Here is the task for the listing below: output exactly the lines from the one containing "Clone this chart in seaborn and matplotlib." through the one containing "import seaborn as sns", and leave out the pictures.

Records from a dataset
▶

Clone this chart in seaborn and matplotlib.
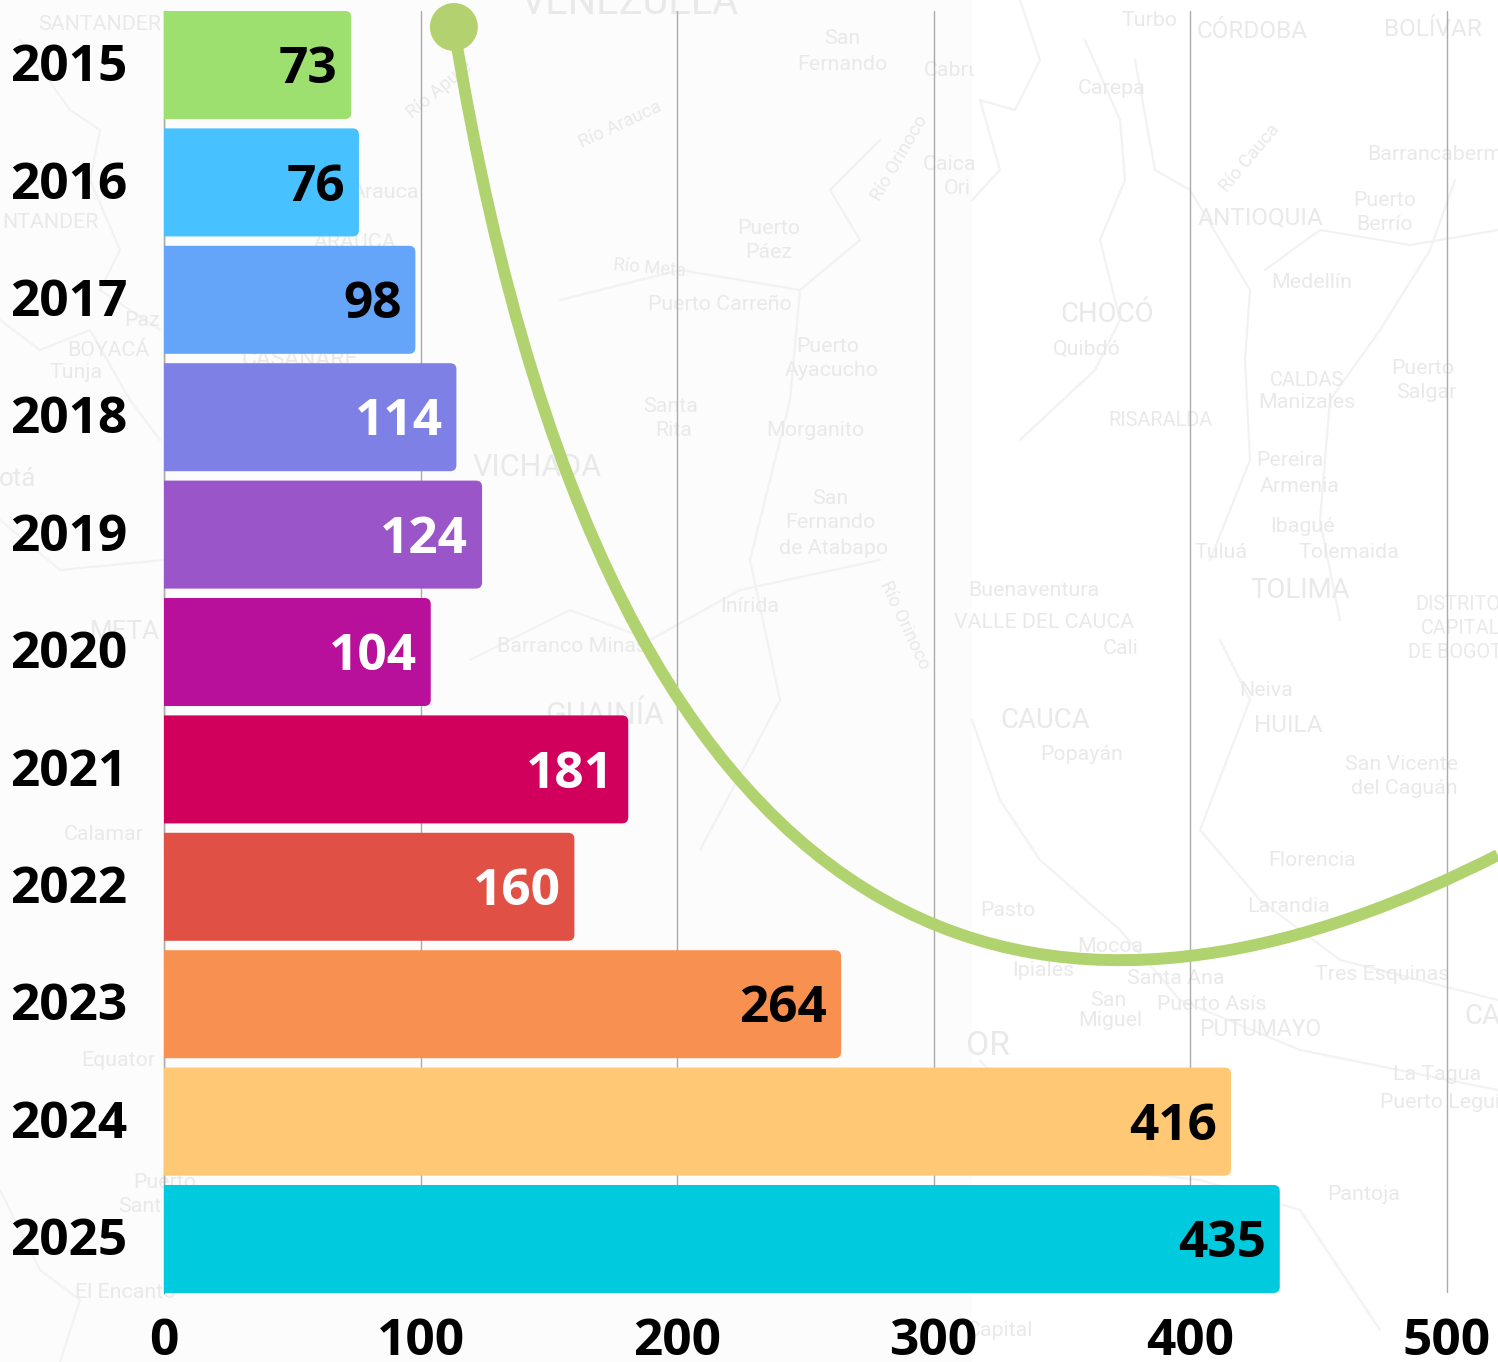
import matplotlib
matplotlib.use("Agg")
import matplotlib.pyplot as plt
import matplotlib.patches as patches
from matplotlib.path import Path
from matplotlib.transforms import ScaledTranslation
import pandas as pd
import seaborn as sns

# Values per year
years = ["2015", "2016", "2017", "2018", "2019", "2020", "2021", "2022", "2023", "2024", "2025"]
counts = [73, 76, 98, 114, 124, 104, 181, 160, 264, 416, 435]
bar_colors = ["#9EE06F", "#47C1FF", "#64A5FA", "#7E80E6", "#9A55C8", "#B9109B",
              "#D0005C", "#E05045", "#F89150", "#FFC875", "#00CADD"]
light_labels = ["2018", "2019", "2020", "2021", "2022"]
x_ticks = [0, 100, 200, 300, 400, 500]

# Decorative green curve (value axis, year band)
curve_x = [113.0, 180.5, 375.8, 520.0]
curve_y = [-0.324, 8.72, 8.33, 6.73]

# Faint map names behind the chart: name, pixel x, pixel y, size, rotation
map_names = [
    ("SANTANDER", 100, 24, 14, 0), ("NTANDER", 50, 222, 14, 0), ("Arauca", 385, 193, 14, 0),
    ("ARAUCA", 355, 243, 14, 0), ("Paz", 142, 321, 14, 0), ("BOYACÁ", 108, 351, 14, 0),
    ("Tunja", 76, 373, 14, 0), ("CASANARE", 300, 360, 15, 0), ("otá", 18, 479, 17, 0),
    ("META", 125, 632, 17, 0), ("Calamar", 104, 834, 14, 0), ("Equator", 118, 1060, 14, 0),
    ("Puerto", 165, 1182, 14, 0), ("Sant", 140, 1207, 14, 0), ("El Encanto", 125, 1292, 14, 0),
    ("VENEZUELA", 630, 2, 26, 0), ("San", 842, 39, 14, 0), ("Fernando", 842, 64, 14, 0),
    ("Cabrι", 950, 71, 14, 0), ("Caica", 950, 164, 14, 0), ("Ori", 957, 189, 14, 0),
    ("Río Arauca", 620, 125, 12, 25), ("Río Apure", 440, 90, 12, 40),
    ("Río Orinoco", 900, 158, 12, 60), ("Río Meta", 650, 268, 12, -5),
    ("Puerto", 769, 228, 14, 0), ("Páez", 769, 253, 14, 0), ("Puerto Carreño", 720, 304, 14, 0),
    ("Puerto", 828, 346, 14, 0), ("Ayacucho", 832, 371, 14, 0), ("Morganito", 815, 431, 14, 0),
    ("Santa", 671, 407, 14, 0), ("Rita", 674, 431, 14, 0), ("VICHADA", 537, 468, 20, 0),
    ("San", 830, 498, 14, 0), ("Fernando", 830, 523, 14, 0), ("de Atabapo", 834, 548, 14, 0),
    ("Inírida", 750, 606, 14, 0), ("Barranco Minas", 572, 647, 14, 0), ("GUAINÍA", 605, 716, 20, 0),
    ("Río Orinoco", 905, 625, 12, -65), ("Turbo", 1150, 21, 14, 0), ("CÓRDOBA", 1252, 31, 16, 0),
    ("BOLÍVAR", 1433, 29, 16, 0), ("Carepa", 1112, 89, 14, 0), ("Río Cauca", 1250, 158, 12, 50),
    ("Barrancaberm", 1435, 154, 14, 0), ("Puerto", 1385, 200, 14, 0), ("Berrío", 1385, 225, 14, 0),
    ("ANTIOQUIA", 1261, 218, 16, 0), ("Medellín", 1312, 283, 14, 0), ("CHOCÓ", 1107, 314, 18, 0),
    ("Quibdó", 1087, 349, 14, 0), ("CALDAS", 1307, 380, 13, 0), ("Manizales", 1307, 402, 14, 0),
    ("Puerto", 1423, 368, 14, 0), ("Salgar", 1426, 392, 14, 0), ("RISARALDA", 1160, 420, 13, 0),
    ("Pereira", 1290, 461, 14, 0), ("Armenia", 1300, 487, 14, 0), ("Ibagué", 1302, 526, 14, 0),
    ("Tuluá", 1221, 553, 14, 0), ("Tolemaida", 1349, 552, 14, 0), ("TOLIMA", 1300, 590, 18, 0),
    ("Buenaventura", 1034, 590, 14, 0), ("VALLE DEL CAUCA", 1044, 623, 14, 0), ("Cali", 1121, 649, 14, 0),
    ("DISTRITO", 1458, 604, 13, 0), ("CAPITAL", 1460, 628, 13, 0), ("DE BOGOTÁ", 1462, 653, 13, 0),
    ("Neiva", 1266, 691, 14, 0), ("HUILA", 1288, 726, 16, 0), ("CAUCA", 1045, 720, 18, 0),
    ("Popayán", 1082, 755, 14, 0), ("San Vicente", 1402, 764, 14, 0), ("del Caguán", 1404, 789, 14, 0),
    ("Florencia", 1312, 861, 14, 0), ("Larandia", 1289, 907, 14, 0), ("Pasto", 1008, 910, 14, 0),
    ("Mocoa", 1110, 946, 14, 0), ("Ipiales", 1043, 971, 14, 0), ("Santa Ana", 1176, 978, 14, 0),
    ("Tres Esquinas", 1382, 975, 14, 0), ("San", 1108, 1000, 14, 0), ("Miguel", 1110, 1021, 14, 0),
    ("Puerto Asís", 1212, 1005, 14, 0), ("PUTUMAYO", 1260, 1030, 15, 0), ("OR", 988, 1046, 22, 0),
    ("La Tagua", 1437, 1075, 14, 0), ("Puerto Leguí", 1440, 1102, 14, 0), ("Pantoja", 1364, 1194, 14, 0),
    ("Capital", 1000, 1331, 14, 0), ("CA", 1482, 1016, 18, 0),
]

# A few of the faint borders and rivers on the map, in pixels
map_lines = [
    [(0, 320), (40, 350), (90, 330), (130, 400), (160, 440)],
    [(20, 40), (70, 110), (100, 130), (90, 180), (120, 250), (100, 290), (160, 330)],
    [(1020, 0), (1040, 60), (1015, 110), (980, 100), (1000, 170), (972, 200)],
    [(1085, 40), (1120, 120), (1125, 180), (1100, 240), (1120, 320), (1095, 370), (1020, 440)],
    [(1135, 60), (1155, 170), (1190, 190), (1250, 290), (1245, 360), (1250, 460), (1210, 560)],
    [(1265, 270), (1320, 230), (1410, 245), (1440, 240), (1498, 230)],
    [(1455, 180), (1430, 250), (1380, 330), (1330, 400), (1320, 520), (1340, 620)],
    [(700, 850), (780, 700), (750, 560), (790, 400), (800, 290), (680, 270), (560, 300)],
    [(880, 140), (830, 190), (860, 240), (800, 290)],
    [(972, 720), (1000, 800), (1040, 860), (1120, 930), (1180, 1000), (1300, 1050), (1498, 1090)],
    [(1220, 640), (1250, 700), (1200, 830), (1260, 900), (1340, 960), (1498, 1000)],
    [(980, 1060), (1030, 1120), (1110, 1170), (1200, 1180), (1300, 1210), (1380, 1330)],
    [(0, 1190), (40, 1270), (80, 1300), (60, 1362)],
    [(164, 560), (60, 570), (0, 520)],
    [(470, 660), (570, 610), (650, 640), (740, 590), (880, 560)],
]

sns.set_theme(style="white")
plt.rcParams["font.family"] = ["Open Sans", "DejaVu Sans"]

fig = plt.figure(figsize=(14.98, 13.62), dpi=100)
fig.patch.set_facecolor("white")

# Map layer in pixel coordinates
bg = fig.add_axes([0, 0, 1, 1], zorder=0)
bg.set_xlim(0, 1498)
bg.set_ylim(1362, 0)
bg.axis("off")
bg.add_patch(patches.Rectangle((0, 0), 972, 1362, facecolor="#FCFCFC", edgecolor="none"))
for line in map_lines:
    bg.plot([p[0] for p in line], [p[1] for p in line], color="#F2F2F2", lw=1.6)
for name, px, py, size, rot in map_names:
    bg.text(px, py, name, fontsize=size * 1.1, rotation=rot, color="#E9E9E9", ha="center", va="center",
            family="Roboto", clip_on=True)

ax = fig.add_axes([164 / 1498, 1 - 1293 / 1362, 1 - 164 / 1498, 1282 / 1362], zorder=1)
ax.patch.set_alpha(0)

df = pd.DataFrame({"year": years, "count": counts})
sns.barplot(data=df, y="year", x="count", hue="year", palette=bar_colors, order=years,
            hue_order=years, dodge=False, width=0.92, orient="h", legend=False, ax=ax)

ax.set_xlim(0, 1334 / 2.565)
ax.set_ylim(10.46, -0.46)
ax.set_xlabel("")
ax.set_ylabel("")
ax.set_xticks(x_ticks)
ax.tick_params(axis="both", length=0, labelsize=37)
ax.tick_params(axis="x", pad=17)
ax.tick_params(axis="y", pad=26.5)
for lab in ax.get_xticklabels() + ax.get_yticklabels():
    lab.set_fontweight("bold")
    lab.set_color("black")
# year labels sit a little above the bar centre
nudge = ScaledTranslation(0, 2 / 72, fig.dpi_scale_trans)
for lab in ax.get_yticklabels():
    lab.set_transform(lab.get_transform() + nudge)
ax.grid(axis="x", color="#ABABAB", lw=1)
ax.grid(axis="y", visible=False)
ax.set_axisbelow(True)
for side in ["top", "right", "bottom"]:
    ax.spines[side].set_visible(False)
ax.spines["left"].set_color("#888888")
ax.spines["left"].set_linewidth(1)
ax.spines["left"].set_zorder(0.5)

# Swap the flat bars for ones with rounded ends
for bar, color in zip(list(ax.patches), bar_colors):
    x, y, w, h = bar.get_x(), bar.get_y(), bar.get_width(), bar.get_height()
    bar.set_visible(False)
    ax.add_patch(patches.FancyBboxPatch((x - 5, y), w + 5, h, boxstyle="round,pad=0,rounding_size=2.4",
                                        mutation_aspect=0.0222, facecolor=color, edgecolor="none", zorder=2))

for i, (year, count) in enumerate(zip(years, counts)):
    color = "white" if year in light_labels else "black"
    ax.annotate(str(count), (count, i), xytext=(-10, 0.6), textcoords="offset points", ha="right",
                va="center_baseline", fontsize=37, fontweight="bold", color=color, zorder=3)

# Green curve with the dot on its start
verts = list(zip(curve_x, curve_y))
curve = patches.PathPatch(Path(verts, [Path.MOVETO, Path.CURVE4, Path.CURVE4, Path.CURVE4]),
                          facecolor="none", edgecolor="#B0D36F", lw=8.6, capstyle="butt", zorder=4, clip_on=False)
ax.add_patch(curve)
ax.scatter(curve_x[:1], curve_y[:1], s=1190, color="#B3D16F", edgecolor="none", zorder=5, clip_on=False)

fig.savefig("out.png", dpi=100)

◀
▶

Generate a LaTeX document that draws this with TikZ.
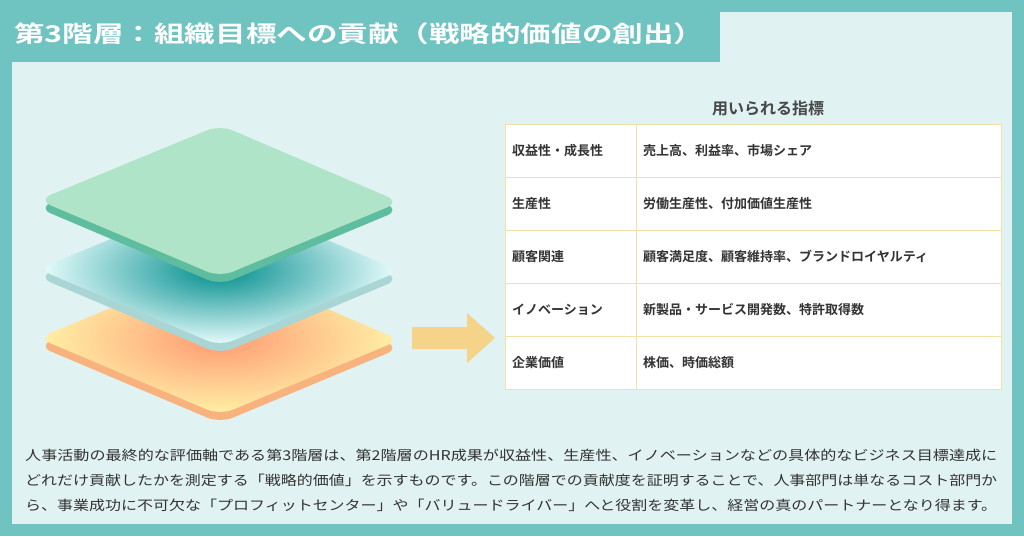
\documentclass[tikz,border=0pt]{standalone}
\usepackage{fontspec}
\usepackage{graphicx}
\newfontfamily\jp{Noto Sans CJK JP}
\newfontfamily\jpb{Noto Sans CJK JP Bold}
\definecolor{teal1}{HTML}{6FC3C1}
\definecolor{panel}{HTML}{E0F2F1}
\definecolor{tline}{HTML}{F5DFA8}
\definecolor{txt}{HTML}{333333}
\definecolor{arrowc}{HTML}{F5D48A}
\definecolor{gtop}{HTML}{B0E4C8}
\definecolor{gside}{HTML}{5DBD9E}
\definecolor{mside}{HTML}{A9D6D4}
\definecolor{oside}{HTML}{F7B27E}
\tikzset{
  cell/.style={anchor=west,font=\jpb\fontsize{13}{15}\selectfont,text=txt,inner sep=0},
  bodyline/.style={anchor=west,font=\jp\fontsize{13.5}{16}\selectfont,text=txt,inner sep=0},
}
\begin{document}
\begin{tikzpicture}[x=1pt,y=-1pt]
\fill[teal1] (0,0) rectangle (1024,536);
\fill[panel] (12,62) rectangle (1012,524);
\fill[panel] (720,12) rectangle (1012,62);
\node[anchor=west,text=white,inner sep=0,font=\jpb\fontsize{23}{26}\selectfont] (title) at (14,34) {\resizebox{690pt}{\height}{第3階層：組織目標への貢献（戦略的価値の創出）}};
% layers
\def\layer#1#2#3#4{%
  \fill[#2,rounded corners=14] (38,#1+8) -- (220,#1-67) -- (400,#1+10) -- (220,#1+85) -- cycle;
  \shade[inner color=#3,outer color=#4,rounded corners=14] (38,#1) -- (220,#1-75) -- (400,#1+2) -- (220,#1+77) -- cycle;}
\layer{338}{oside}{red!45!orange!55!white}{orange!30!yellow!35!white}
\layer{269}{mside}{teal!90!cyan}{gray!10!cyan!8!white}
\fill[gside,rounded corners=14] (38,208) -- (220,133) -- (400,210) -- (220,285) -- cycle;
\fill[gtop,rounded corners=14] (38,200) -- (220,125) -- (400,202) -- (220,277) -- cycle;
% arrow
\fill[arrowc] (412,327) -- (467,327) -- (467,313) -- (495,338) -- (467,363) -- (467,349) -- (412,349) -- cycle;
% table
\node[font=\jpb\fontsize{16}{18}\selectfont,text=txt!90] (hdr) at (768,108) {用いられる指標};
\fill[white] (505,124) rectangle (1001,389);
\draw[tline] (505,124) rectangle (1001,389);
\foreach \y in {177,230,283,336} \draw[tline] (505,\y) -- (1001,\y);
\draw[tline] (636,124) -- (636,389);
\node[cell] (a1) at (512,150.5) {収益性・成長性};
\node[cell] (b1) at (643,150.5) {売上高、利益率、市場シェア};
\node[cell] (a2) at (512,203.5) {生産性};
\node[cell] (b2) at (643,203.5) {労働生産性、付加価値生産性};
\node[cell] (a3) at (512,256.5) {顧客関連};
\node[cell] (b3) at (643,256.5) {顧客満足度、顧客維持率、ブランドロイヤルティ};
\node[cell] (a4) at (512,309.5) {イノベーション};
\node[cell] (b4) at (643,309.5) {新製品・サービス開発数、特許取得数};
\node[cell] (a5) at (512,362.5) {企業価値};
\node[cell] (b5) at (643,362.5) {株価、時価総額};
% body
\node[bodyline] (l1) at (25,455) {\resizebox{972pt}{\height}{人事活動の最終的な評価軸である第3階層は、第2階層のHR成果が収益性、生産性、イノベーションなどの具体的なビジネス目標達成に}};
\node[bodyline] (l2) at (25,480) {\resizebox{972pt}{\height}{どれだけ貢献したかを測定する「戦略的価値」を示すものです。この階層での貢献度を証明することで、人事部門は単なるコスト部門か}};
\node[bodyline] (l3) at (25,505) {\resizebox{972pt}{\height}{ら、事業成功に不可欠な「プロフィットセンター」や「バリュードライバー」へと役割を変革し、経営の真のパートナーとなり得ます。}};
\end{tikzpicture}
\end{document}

◀
▶

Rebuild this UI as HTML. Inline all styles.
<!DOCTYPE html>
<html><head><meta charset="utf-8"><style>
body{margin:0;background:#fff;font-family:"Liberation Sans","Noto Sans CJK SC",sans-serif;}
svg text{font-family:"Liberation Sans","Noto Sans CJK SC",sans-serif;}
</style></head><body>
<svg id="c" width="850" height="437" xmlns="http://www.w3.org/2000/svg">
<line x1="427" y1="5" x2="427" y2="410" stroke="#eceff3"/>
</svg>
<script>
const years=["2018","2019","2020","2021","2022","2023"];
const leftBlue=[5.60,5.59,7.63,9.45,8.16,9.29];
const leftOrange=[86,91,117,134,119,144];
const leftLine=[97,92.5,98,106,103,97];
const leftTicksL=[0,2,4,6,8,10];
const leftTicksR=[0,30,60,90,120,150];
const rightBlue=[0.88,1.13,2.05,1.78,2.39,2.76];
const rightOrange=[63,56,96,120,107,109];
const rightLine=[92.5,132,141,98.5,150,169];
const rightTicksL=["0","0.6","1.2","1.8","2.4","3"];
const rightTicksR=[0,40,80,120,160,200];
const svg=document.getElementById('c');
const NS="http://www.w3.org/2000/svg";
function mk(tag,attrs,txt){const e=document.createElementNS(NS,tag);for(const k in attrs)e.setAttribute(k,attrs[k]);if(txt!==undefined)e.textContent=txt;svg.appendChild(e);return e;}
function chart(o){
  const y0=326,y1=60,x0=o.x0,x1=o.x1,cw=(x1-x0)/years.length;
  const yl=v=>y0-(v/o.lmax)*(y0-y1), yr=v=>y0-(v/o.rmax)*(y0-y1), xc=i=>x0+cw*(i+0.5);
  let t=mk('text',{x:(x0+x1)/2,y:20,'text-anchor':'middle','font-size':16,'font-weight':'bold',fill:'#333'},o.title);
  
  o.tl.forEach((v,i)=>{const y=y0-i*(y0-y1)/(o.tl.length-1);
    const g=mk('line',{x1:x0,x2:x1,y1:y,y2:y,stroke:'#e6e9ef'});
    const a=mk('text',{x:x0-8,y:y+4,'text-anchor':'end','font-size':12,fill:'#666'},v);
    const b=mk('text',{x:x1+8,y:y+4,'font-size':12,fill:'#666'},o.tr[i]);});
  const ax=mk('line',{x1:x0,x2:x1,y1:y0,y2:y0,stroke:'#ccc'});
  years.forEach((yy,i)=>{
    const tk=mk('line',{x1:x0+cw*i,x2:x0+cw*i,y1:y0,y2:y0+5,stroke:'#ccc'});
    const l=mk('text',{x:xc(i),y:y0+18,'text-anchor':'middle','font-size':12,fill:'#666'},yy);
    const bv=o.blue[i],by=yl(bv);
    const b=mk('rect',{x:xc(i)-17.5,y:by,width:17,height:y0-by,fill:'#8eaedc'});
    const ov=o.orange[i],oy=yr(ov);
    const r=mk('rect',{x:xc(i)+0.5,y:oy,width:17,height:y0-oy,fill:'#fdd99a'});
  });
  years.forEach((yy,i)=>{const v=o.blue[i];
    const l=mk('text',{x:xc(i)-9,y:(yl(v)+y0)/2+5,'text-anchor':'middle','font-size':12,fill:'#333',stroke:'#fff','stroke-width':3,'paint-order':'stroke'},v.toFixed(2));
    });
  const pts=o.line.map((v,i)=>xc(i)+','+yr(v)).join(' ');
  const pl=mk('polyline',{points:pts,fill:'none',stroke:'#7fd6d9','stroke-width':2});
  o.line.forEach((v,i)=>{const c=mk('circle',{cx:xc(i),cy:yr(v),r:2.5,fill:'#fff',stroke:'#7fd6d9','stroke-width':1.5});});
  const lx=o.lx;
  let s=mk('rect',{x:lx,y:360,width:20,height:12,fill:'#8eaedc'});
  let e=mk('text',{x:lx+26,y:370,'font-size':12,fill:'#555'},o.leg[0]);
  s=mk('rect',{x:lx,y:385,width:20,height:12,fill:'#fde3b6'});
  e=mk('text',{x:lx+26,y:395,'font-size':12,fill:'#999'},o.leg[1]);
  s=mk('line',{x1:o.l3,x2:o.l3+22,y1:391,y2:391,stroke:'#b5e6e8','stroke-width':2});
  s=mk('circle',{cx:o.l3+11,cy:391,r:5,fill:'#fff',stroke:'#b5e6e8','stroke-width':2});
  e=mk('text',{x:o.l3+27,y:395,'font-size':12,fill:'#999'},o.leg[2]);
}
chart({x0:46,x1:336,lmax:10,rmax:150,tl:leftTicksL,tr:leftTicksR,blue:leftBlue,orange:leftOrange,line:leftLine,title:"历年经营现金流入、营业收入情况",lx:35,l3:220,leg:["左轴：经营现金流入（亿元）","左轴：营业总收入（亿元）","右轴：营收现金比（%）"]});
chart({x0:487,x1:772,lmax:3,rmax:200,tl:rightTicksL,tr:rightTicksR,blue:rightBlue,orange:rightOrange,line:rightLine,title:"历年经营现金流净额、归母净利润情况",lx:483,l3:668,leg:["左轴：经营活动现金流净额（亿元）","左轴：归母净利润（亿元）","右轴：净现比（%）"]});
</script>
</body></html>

◀

▶ CORRECT RESULT:
Clone this chart in seaborn and matplotlib.
import matplotlib
matplotlib.use("Agg")
import matplotlib.pyplot as plt
import matplotlib.patches as patches
from matplotlib.path import Path
from matplotlib.transforms import ScaledTranslation
import pandas as pd
import seaborn as sns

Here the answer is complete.